“Filipina as Artist and Feminist,” an exhibition of work by prominent Filipina artists, will be on display at ETSU’s Slocumb Galleries from Feb. 18-March 14 in celebration of International Women’s Month and Women’s History Month (March).
It is sponsored by ETSU’s Women’s Studies Program in collaboration with Slocumb Galleries, the Department of Art and Design, Tri-Iota Student Organization and the Student Government Association.
It is also coordinated with the Jade Tree, a local Filipina-owned curio shop, to reach out to the Filipino community of the greater Johnson City area.
An artist’s talk, film showing and closing reception will be held Thursday, March 13, from 4-7 p.m. in the Ball Hall auditorium and Slocumb Galleries respectively.

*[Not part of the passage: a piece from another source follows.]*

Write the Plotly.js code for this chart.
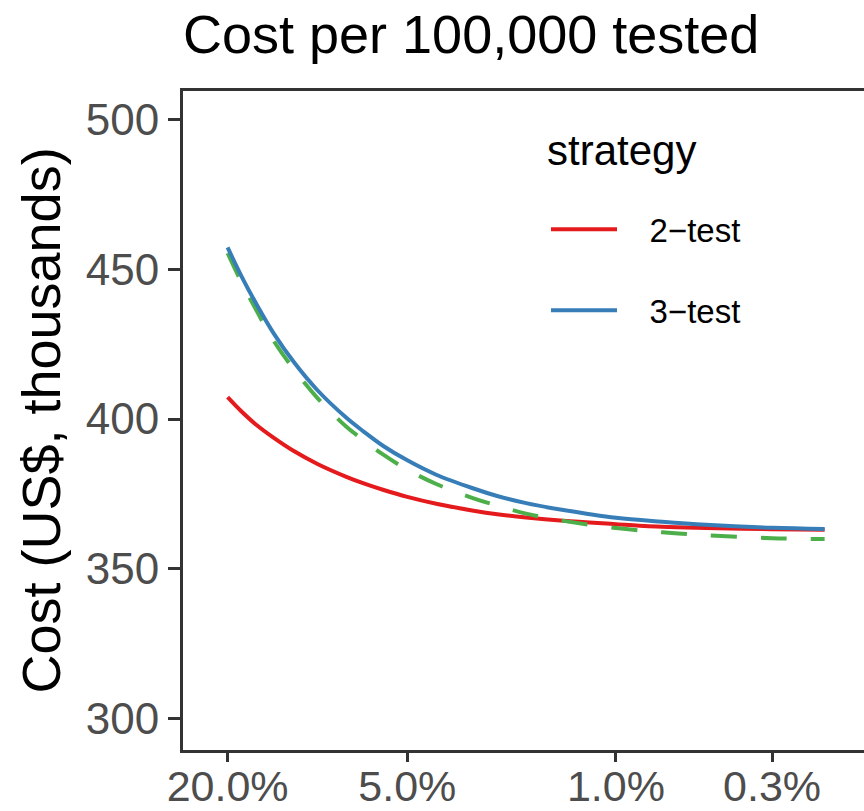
<!DOCTYPE html>
<html>
<head>
<meta charset="utf-8">
<script src="https://cdn.plot.ly/plotly-3.0.1.min.js"></script>
<style>
  html, body { margin: 0; padding: 0; overflow: hidden; background: #ffffff; }
  #chart { width: 880px; height: 811px; }
</style>
</head>
<body>
<div id="chart"></div>
<script>
// Prevalence of infection among those tested (fraction), high to low
const prevalence = [0.20, 0.18, 0.16, 0.14, 0.12, 0.10, 0.08, 0.07, 0.06, 0.05,
                    0.04, 0.03, 0.025, 0.02, 0.015, 0.01, 0.007, 0.005, 0.003, 0.002];

// Cost per 100,000 tested, US$ thousands
const cost2Test = [407.3, 402.6, 398.0, 393.7, 389.3, 385.0, 380.7, 378.5, 376.3, 374.0,
                   371.7, 369.4, 368.2, 367.1, 366.0, 364.9, 364.0, 363.6, 363.2, 363.0];
const cost3Test = [457.3, 447.8, 438.3, 428.5, 419.0, 409.6, 400.4, 395.8, 390.9, 386.2,
                   381.4, 376.8, 374.3, 371.9, 369.6, 367.0, 365.7, 364.7, 363.7, 363.3];
const cost3TestAlt = [455.4, 445.8, 436.2, 426.0, 416.6, 407.0, 397.4, 392.9, 388.0, 383.1,
                      378.3, 373.5, 371.1, 368.4, 366.0, 363.6, 362.2, 361.2, 360.2, 359.9];

const seriesNames = ['2\u2212test', '3\u2212test'];
const legendTitle = 'strategy';
const xTickVals = [0.20, 0.05, 0.01, 0.003];
const xTickText = ['20.0%', '5.0%', '1.0%', '0.3%'];
const yTickVals = [300, 350, 400, 450, 500];

const FONT = 'Liberation Sans, Arial, sans-serif';
const PAD = '\u00a0\u00a0\u00a0';

// plot panel geometry (px)
const PANEL_L = 183, PANEL_T = 90.5, PANEL_W = 687, PANEL_H = 660;
const px2paperX = px => (px - PANEL_L) / PANEL_W;
const px2paperY = py => (PANEL_T + PANEL_H - py) / PANEL_H;

const smooth = { shape: 'spline', smoothing: 1 };

const traces = [
  {
    x: prevalence, y: cost2Test, type: 'scatter', mode: 'lines',
    name: PAD + seriesNames[0], legendgroup: 'a',
    line: Object.assign({ color: '#E41A1C', width: 4 }, smooth)
  },
  {
    x: prevalence, y: cost3TestAlt, type: 'scatter', mode: 'lines',
    name: '3\u2212test alt', showlegend: false,
    line: Object.assign({ color: '#4DAF4A', width: 4, dash: '26px,24px' }, smooth)
  },
  {
    x: prevalence, y: cost3Test, type: 'scatter', mode: 'lines',
    name: PAD + seriesNames[1], legendgroup: 'b',
    line: Object.assign({ color: '#377EB8', width: 4 }, smooth)
  }
];

const layout = {
  width: 880, height: 811,
  margin: { l: PANEL_L, r: 880 - PANEL_L - PANEL_W, t: PANEL_T, b: 811 - PANEL_T - PANEL_H, pad: 0 },
  paper_bgcolor: '#ffffff', plot_bgcolor: '#ffffff',
  font: { family: FONT, color: '#000000' },
  title: {
    text: 'Cost per 100,000 tested',
    font: { family: FONT, size: 54, color: '#000000' },
    xref: 'paper', x: 0, xanchor: 'left',
    yref: 'container', y: 1 - 34 / 811, yanchor: 'middle'
  },
  xaxis: {
    type: 'log',
    range: [Math.log10(0.2) + 44.6 / 298.5, Math.log10(0.2) + 44.6 / 298.5 - PANEL_W / 298.5],
    tickvals: xTickVals, ticktext: xTickText,
    ticks: 'outside', ticklen: 9, tickwidth: 3, tickcolor: '#333333',
    ticklabelstandoff: -13,
    tickfont: { family: FONT, size: 43, color: '#4D4D4D' },
    showline: true, linecolor: '#333333', linewidth: 3, mirror: true,
    showgrid: false, zeroline: false
  },
  yaxis: {
    range: [289.5, 509.5],
    tickvals: yTickVals,
    ticks: 'outside', ticklen: 12, tickwidth: 3, tickcolor: '#333333',
    tickfont: { family: FONT, size: 44, color: '#4D4D4D' },
    showline: true, linecolor: '#333333', linewidth: 3, mirror: true,
    showgrid: false, zeroline: false,
    title: { text: 'Cost (US$, thousands)', font: { family: FONT, size: 54, color: '#000000' }, standoff: 8 }
  },
  showlegend: true,
  legend: {
    x: px2paperX(546), xanchor: 'left',
    y: px2paperY(201), yanchor: 'top',
    bgcolor: 'rgba(255,255,255,0)', borderwidth: 0,
    itemwidth: 66, tracegroupgap: 35,
    font: { family: FONT, size: 33, color: '#000000' }
  },
  annotations: [{
    text: legendTitle, xref: 'paper', yref: 'paper',
    x: px2paperX(545), xanchor: 'left',
    y: px2paperY(150), yanchor: 'middle',
    showarrow: false,
    font: { family: FONT, size: 42, color: '#000000' }
  }]
};

Plotly.newPlot('chart', traces, layout, { displayModeBar: false, staticPlot: true });
</script>
</body>
</html>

The exhibition explores the development of women’s visual art in the Philippines as a vital part of the feminist movement and its advancement. It presents art that manifests the values and struggles of women – their plight, motivations and other contemporary feminist issues.
The artists represented, who have exhibited in the Philippines and around the world, are “pioneers in steering the visual dialogue in addressing women’s issues in culture and the arts” and were selected based on their “significant contributions in the development of Philippine visual art and their commitment to the feminist agenda.”
Most are leaders in women’s organizations – including the KALAYAAN Women’s Group – and community-based collectives and have “consistently advocated forums and opportunities to discuss, debate and alter the male-dominant artistic structure toward women’s empowerment.”
Three are founding members of the KASIBULAN Philippine Women Artists Collective.
Visual artist and curator Imelda Cajipe-Endaya was part of the social realist art movement in the Philippines during the 1970s and ’80s. Her earlier works dealt with the harsh reality of women and children as victims of poverty and violence, while her recent works focus on issues faced by women migrant workers and diaspora.
Brenda Fajardo, a painter, educator and art administrator, explores imagery indigenous to the Philippines and text with contemporary sentiments.
Using tarot card symbolism, humor and satire, she depicts women of various status levels and temperaments. Included in the Slocumb Galleries exhibition are several large-scale paintings from her tarot card series that focus on subjects of migration, prostitution and identity.
Mixed media sculptor and poet Tala Isla-Contreras depicts women as the “embodiment of nature, mother, nurturer, babaylan (priestess) . . . and warrior.” For the “Filipina as Artist and Feminist” exhibit, she has sent her mixed media assemblage “Queen of the Kitchen No More,” which includes sculptures from retrieved materials.
In addition to her active participation in KASIBULAN and KALAYAAN, she is a founding member of the community-based art collective Daambakal Sculptors.
The Philippines’ most prominent female sculptor, ceramic artist Julie Lluch, is also a performance artist and writer. Her life-sized ceramic sculptures are “portraitures, mostly autobiographical, yet depict(ing) universal issues that concern women, such as marital relationships, motherhood and the repressive expectations (of) being female.”
Her work “Philippine Gothic” pictures the artist with her estranged husband and their dog in a stoic stance, revealing the complex nature of marital relations.
Slocumb Galleries Director Karlota I. Contreras-Koterbay curated the exhibition “to address issues of cultural diversity and gender empowerment by employing art as agency.”
Both the exhibit and the closing evening’s activities are free and open to the public.